A long-time ALP member who was also a loyal — but undercover — NCC member, Barry Egan had been a senior manager in the retail industry before becoming NSW secretary of the shop assistants’ union and then, in 1970, federal secretary. His rise had been made possible by the NCC’s control of the union’s federal executive.24 By the mid-1970s, Egan’s decision to take a course decidedly independent of Maynes’s authoritarian control caused a brutal backlash, involving — as Grenville witnessed first-hand — ‘the extraordinary expenditure of thousands and thousands of dollars in litigation in that union to destroy Barry Egan’.25

At Maynes’s direction, the NCC loyalists illegally removed Egan as federal secretary, a manoeuvre that was overturned by the courts, but which only prolonged the inevitable conclusion of the struggle: Egan’s eventual demise in October 1978.26 Egan’s determined opposition to Maynes’s domineering behaviour coincided with a similar brawl in the clerks’ union.

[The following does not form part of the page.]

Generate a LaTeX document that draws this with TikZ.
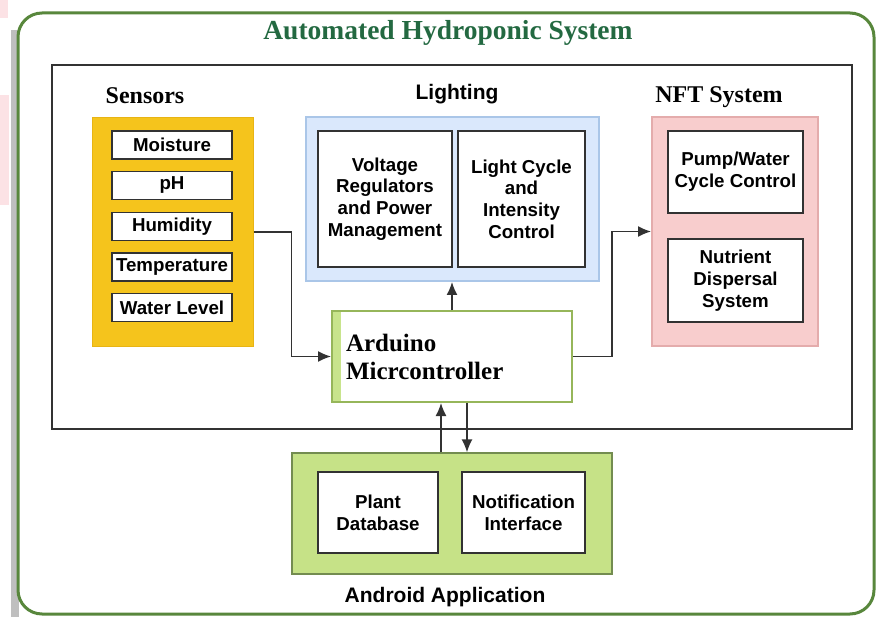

As Grenville stated, it was ‘absolutely essential’ that Maynes ‘remain in control of the clerks’ and shop assistants’ unions’.27 To achieve this, Maynes destroyed three loyal NCC members who refused to toe his line down to the last minute detail, two of whom held critical positions as federal secretaries of their unions, and the third as secretary of a powerful union branch.

These three senior unionists were united in their opposition to Maynes’s capricious exercise of the dictatorial powers he possessed as the NCC’s industrial supremo and, especially, his profligate misuse of members’ funds to pursue ideological campaigns far removed from their industrial interests. One major focus of their mounting anger was Maynes’s extraordinary globe-trotting jaunts, in which he linked up with discredited international ‘unionists’ whose real loyalties lay with the US government, and who actively participated in the increasingly unsavoury operations of the CIA.